Penina Health will get $2.5 million from government over three years to run the 22 emergency housing units and also provide help for those who come through.
On average people will stay in the units for around three months before moving to a state house. While at the units they'll have access to a number of services including budgeting and health.
"Because we have operated in South Auckland, we know the realities for our people here," said Tupuola Roine Lealaiaulotu, Penina Health CEO.
Those realities make grim statistics.

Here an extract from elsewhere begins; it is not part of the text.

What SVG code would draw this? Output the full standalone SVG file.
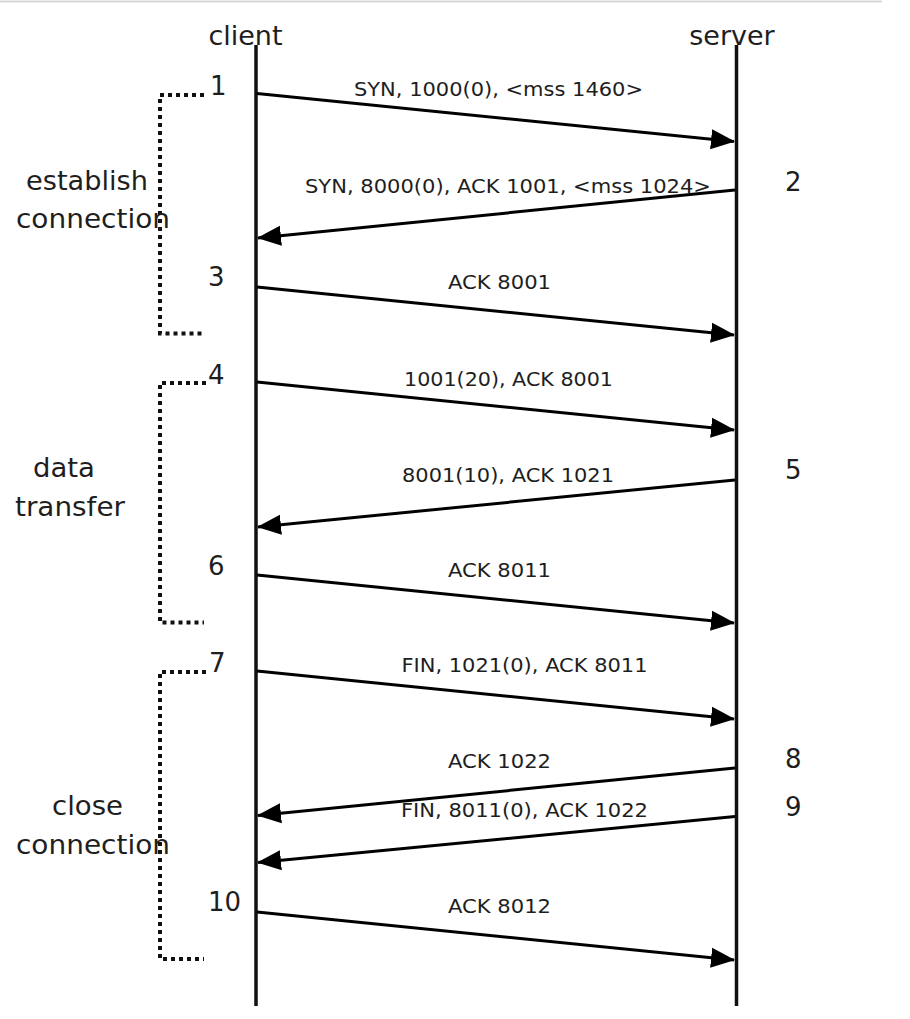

Pasifika make up around 13 per cent of those waiting for a state house and a quarter of all social housing tenants.
Sadly this is just a drop in the bucket, a tiny drop"
Phil Twyford, Labour's housing spokesperson
"By having a Pacific provider - this is the first Penina Health Trust, we have another four more that we are working with to come on board as well - it means that we have Pacific working with Pacific," said Alfred Ngaro, Minister of Pacific Peoples.
Critics say it's too little too late.
"Sadly this is just a drop in the bucket, a tiny drop. We have what has been termed the worst rate of homelessness in the western world," said Phil Twyford, Labour's housing spokesperson.
But Penina Health says partnering with government makes a difference, and next year it intends to expand into social housing, planning to build 20 homes.
"We have already worked with or banks to look at how much they can loan us. So there is a big risk for our organisation, but equally there is a huge gain that we can have because we are very much short of houses," said Tupuola Roine Lealaiaulotu.
It's a shortage of homes for those who most need them.